Por Lida Prypchan
En una revista de modas apareció un artículo sobre la depresión en cuya introducción podía leerse: “Cómo volver a ser feliz”. Para encontrar de nuevo la felicidad el autor del escrito recomendaba, aparte de hacer una buena dieta y cuidarse del uso de estimulantes, “efectuar diariamente una corta y rápida caminata o nadar 50 mts. en una piscina para mejorar la proyección de su vida”.
¿Cómo la felicidad, considerada inexistente por los filósofos, se puede resolver con una caminata o un chapuzón? Superficial el enfoque ¿cierto? Además, las razones para sentir tristeza o alegría varían en cada individuo: depende de los gustos, del enfoque que se tenga de la vida, de la edad, de las características del entorno, de los problemas y necesidades personales, entre otros factores.
Para un oriental, un momento de felicidad puede ser algo que un occidental no logra percibir y viceversa. El dramaturgo español Jacinto Benavente dijo alguna vez: “La felicidad no existe en la vida. Sólo existen momentos felices”. Buscar algo inexistente, como el caso de la felicidad, es tan absurdo como pretender que todos los habitantes de un país estén contentos con el régimen político del momento.
Siguiendo este orden de ideas es utópico pensar que nunca estaremos tristes; incluso puede suceder que lleguemos a pensar ante una desventurada experiencia que nunca más nos volveremos a sentir alegres.
Sin embargo, existen personas felices a pesar de que la felicidad no existe. Aparentemente las personas que son felices son aquellas en cuya estructura mental no existe la palabra “análisis”, es decir que para lograr la felicidad bastaría con no analizar nada. Esta aseveración concuerda con lo que algunas personas dicen sobre la felicidad: “sólo son felices los idiotas, los que no tienen conflictos o que tal vez los tienen, pero no están enterados de ello”. ¡Y La Tierra está poblada de individuos como los descritos!
El problema lo tienen quienes se hacen preguntas sobre su existencia, sobre la vida y, por lo tanto, los que tienen conflictos. Y son precisamente estos últimos los que conocen la alegría de descubrir cosas grandes, experimentar la grandiosidad de la vida en sí o sentir la más profunda decepción de la misma, pero después de recorrer su camino y analizarla.
Si todos los seres humanos fuesen felices, fuesen personas sin conflictos, la literatura no hubiese existido. En relación a esta aseveración la escritora francesa Simone de Beauvoir en su libro “La mujer rota” escribió: “La gente feliz no tiene historia. En el desconcierto, la tristeza, cuando uno se siente quebrantado o desposeído de sí mismo, experimenta la necesidad de narrarse”.

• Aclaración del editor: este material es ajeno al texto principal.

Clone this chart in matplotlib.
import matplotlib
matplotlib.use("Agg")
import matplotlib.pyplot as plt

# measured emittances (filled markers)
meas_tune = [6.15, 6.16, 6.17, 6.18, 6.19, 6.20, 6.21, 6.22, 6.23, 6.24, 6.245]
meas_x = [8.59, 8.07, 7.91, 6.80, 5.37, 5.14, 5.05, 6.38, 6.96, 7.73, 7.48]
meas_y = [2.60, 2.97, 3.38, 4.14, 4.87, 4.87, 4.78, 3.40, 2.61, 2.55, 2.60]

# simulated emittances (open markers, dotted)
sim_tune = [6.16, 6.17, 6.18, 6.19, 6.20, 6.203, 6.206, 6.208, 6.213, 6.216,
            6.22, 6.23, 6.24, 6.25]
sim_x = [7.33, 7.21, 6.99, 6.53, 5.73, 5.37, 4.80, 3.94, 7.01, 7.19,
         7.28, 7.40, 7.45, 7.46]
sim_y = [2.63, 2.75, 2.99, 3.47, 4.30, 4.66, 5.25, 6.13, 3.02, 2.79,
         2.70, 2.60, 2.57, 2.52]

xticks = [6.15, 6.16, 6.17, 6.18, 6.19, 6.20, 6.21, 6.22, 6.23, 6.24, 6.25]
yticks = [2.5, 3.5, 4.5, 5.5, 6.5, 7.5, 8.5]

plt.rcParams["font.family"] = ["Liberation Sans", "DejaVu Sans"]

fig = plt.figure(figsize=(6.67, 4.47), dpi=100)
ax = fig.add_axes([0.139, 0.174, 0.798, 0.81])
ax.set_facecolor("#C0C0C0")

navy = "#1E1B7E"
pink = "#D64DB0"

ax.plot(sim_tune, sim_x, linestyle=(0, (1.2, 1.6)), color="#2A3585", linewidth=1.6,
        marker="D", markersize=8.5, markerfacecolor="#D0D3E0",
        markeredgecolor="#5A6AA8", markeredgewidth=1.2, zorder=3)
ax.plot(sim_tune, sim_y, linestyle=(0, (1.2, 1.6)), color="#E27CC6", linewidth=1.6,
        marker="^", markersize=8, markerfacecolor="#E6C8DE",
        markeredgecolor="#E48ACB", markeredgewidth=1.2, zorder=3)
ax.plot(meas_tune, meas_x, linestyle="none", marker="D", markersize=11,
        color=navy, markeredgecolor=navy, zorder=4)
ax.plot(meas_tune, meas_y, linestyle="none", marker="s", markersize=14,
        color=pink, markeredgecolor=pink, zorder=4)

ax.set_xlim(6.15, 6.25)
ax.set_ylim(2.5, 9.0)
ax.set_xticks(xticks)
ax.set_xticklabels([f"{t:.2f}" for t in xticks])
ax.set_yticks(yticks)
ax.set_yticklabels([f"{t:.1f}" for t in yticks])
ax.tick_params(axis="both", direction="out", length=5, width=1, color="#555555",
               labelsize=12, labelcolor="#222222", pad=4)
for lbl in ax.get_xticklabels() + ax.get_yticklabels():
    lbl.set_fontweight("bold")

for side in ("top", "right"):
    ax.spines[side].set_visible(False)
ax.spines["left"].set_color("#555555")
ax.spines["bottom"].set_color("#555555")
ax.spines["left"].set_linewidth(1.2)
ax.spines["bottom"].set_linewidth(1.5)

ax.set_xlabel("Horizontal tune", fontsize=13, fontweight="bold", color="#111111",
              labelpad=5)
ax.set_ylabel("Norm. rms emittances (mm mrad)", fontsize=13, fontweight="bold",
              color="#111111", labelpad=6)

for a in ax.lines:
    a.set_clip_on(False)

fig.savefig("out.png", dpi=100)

Es indudable que todos nos procuramos de alguna forma momentos felices y consagramos nuestra vidas a aquello que nos hace sentir mejor. Algunas personas encuentran gran satisfacción salvándole la vida a otros seres vivos o dedicándose al arte o a la religión o, en muchos otros casos, haciendo grandes sacrificios, esperando con ello realizar un último deseo.
Sobre este último caso, hay un relato de un joven santo que se propuso renunciar a todos sus deseos hasta lograr la aptitud necesaria para ir desde Polonia a Roma, y contemplar a Su Santidad. Después de muchos años de sacrificios, sintió su corazón limpio de todo anhelo personal y caminó leguas y leguas por llanuras y colinas hasta que se vio a las puertas de la Ciudad Eterna (su más anhelado sueño).
Ya a punto de entrar, recapacitó y se dijo: “yo que me he negado tantos placeres ¿no coronaré mi piedad negándome a mí mismo la entrada a Roma y la contemplación de la cara del Santo Padre?” Y se volvió víctima de su hábito, desandando el camino hasta la aldea de donde había partido. Añade la historia que, cuando se vio de nuevo en su casa, su cerebro se deshizo y fue durante el resto de sus días un maníaco furioso.